5. The Demand amount ls payable to us as a result of the Contractor's failure to perform in terms of the Contract and Its deemed event of default, as per clause 32 of the agreement.
Yours faithfully
CKOORSEN
MANAGER, CAPITAL BUYING”
19) Both demands contain the unsubstantiated averments that the demand amount was payable “as a result of the applicant’s failure to perform in terms of the Contract and its deemed event of default…”. The requirement that the demand be supported by a statement indicating in what respect the applicant was in breach of its obligations under the contract is not met. Instead the demand contains a conclusion of law unsubstantiated by the underlying facts.
20) There was no statement in either demand that the amounts claimed were due and payable, there are only the recordals that the amounts demanded were payable, the amount claimed in each demand differs materially from the amount claimed in the other.
21) There is no warranty of authority of the signatory. The fact that the signatory identifies himself as “manager, capital buying” does not constitute a warranty, it is merely an identification of his status as an employee.
22) The guarantor is required to scrutinise the demand and only act in accordance therewith if the terms of the contract are complied with. Hence the second respondent should refuse to pay as the two demands are non-compliant with the requirements of the guarantee.
23) After receipt of the first demand the second respondent represented by its employee indicated that the demand was not compliant and it identified what the requirements which were to be met. The second demand (19 June 2020) did not make the relevant changes. This notwithstanding, the second respondent represented by the same employee on 22 June 2020 indicated it would make payment pursuant to the second demand.
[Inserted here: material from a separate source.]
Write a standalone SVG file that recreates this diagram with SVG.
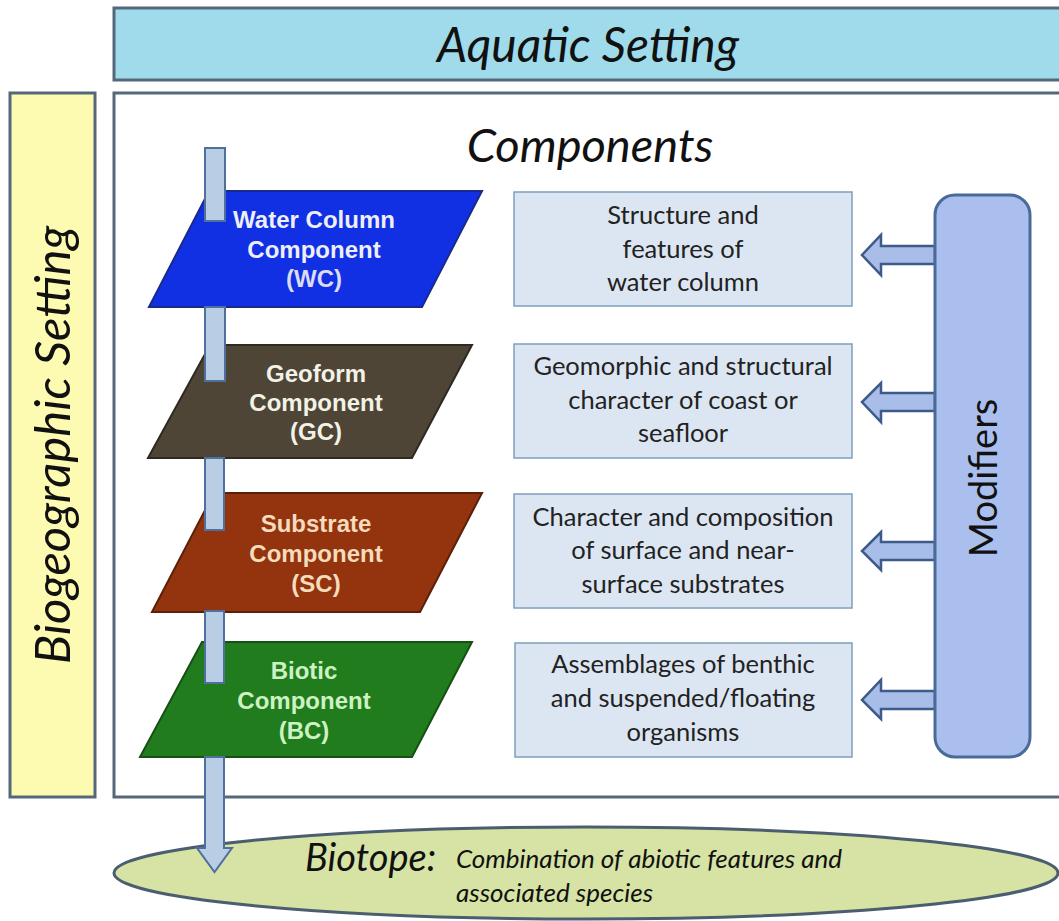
<svg xmlns="http://www.w3.org/2000/svg" width="1059" height="921" viewBox="0 0 1059 921">
<style>
.frame{stroke:#546879;stroke-width:3}
.cal{font-family:Lato,"Open Sans",sans-serif}
.it{font-style:italic}
.desc rect{fill:#dce6f2;stroke:#7f9fbd;stroke-width:1.5}
.desc text{font-family:Lato,"Open Sans",sans-serif;font-size:25.5px;fill:#222;text-anchor:middle}
.para text{font-family:"Liberation Sans",Arial,sans-serif;font-size:24px;font-weight:bold;text-anchor:middle}
.pole{fill:#b9cde5;stroke:#4f6f9c;stroke-width:2}
.marr{fill:#a9bde9;stroke:#3d5a8a;stroke-width:2.5;stroke-linejoin:miter}
</style>
<rect width="1059" height="921" fill="#ffffff"/>
<g id="aquatic">
<rect class="frame" x="114" y="8" width="950" height="72" fill="#9fdbea"/>
<text class="cal it" x="588" y="62" font-size="48" text-anchor="middle" fill="#111">Aquatic Setting</text>
</g>
<g id="biogeographic">
<rect class="frame" x="10" y="93" width="85" height="704" fill="#fdfbb2"/>
<text class="cal it" transform="translate(70,445) rotate(-90)" font-size="49" text-anchor="middle" fill="#111">Biogeographic Setting</text>
</g>
<g id="components-frame">
<rect class="frame" x="114" y="93" width="950" height="704" fill="#ffffff"/>
<text class="cal it" x="590" y="162" font-size="47" text-anchor="middle" fill="#111">Components</text>
</g>
<g id="wc" class="para">
<polygon points="209,191 482,191 422,307 149,307" fill="#1130e4" stroke="#1a2a8a" stroke-width="2"/>
<text x="314" y="228" fill="#eeeef6">Water Column</text>
<text x="314" y="258" fill="#eeeef6">Component</text>
<text x="314" y="287" fill="#dcdcf0" font-weight="normal">(WC)</text>
</g>
<g id="gc" class="para">
<polygon points="210,345 472,345 412,458 148,458" fill="#4e4537" stroke="#2e2a22" stroke-width="2"/>
<text x="316" y="382" fill="#f2f2e6">Geoform</text>
<text x="316" y="411" fill="#f2f2e6">Component</text>
<text x="316" y="440" fill="#f2f2e6">(GC)</text>
</g>
<g id="sc" class="para">
<polygon points="214,493 482,493 420,612 152,612" fill="#93340f" stroke="#5a200a" stroke-width="2"/>
<text x="316" y="532" fill="#f6dcbc">Substrate</text>
<text x="316" y="562" fill="#f6dcbc">Component</text>
<text x="316" y="592" fill="#f6dcbc">(SC)</text>
</g>
<g id="bc" class="para">
<polygon points="202,642 472,642 412,757 140,757" fill="#217c1d" stroke="#174f14" stroke-width="2"/>
<text x="304" y="679" fill="#cdf2c4">Biotic</text>
<text x="304" y="709" fill="#cdf2c4">Component</text>
<text x="304" y="739" fill="#cdf2c4">(BC)</text>
</g>
<g id="desc-wc" class="desc">
<rect x="514" y="192" width="338" height="114"/>
<text x="683" y="224">Structure and</text>
<text x="683" y="258">features of</text>
<text x="683" y="291">water column</text>
</g>
<g id="desc-gc" class="desc">
<rect x="514" y="344" width="338" height="114"/>
<text x="683" y="375">Geomorphic and structural</text>
<text x="683" y="409">character of coast or</text>
<text x="683" y="442">seafloor</text>
</g>
<g id="desc-sc" class="desc">
<rect x="514" y="494" width="338" height="114"/>
<text x="683" y="526">Character and composition</text>
<text x="683" y="559">of surface and near-</text>
<text x="683" y="593">surface substrates</text>
</g>
<g id="desc-bc" class="desc">
<rect x="515" y="643" width="337" height="114"/>
<text x="683" y="673">Assemblages of benthic</text>
<text x="683" y="707">and suspended/floating</text>
<text x="683" y="741">organisms</text>
</g>
<g id="biotope">
<ellipse cx="586" cy="873" rx="472" ry="46" fill="#d6e3a4" stroke="#4a5e70" stroke-width="3"/>
<text class="cal it" x="305" y="871" font-size="38" fill="#111">Biotope:</text>
<text class="cal it" x="456" y="868" font-size="26" fill="#111">Combination of abiotic features and</text>
<text class="cal it" x="456" y="902" font-size="26" fill="#111">associated species</text>
</g>
<g id="connectors">
<rect class="pole" x="205" y="148" width="20" height="73"/>
<rect class="pole" x="205" y="307" width="20" height="74"/>
<rect class="pole" x="205" y="458" width="19" height="72"/>
<rect class="pole" x="205" y="611" width="19" height="72"/>
<polygon class="pole" points="205,757 224,757 224,848 232,848 214.5,872 197,848 205,848"/>
<polygon class="marr" points="935,246 881,246 881,235 862,255 881,275 881,264 935,264"/>
<polygon class="marr" points="935,393 881,393 881,383 862,402 881,422 881,411 935,411"/>
<polygon class="marr" points="935,542 881,542 881,532 862,551 881,570 881,560 935,560"/>
<polygon class="marr" points="935,691 881,691 881,680 862,700 881,719 881,709 935,709"/>
</g>
<g id="modifiers">
<rect x="935" y="195" width="95" height="562" rx="20" fill="#aabfee" stroke="#4a6a9a" stroke-width="3"/>
<text class="cal" transform="translate(997,478) rotate(-90)" font-size="38" text-anchor="middle" fill="#111">Modifiers</text>
</g>
</svg>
The second respondent has filed an affidavit setting out that that employee was not authorised to have made the statement he did on 22 June 2020 and that it has always persisted and continued to persist in its refusal to meet the demand. As the employee lacked authority the conduct of the employee in accepting an obligation to pay was not binding on the second respondent.
24) The first respondent submitted that the Rules of URDG and in particular Rule 24(e) required the second respondent to state that it regarded the demand as non-compliant and that as it had not done so it could not now refuse to pay. The non-compliance notice was issued after the first but before the second demand was delivered. The facts in my view demonstrate that although there were two demands they constituted one act of making demand. There was a suspension of the claim for a time after the first demand was made. The intention of the second demand was to terminate the suspension and indicate that second respondent was pursuing its claim made in the first demand. The first respondent had notified the first respondent of its attitude that it would not pay after the first demand and that attitude remained until the unauthorised notification on 22 June 2020 that it would make payment. In my view there is merit in the approach of the second respondent that it had notified the first respondent that it would not pay and that it did not need to repeat the notification after the second demand was presented for payment.
25) As there was notice as required by Rule 24(e) of Rules of the URDG the second respondent is entitled to refuse to make payment.
26) It is not necessary to deal with the allegations that the claim is fraudulently made as the non-compliance with the contractual obligations relating to the demand is dispositive of the matter.
27) It remains to deal with the counter-claim. The first respondent has set out that there is an agreement that a guarantee be provided by the second respondent. The allegations are disputed and there is clearly a dispute of fact which it is not convenient to resolve on paper. In addition there is an arbitration provision geared to deal with the dispute.
28) It follows that the applicant’s application must succeed and the counter-claim must fail. The costs relating to the counter-claim are insignificant. I include them as costs in the cause of the costs of the main application. The costs of the urgent application are to be costs in the main application by consent.
29) I make the following order:
1. The demands made on 9 June 2020 and 19 June 2020 by the first respondent upon the second respondent requiring payment of the guarantee issued by the second respondent under reference number 175-02-0177727- G, are declared to be invalid and of no force and/or effect;
2. The second respondent is interdicted and restrained from making payment to the first respondent of any amount demanded under the guarantee issued by the second respondent with reference number 175-02-0177727-G;
3. The counterclaim is dismissed with costs to be costs in the cause of the applicant’s application;
4. The costs of the urgent application are to be costs in the cause of the applicant’s application;
5. The second respondent is to pay its own costs;
6. The first respondent is to pay the costs of the applicant’s application including all the costs referred to in paragraphs 3 and 4 above.
CG LAMONT
JUDGE OF THE HIGH COURT
GAUTENG LOCAL DIVISION, JOHANNESBURG
HEARD ON: 02 November 2020
JUDGMENT DELIVERED ON: 16 November 2020
APPEARANCES:
COUNSEL FOR THE APPLICANT: ADVOCATES A BESTER SC and DS HODGE
INSTRUCTED BY: TIEFENTALER ATTORNEYS INC.
COUNSEL FOR THE FIRST RESPONDENT: ADVOCATES HC BOTHMA and N RAMBACHAN NAIDOO
INSTRUCTED BY: DLA PIPER SOUTH AFRICA (RF) INC.
COUNSEL FOR THE SECOND RESPONDENT: ADVOCATE M DE OLIVEIRA
INSRUCTED BY: LOWNDES DLAMINI ATTORNEYS
[1] 1999 (2) SA 279 (T).
[2] [2015] 2 All SA 152 (SCA).
[3] 2020 (6) SA 14 (CC).
[4] 2002 (3) SA 688 (SCA) at para 25.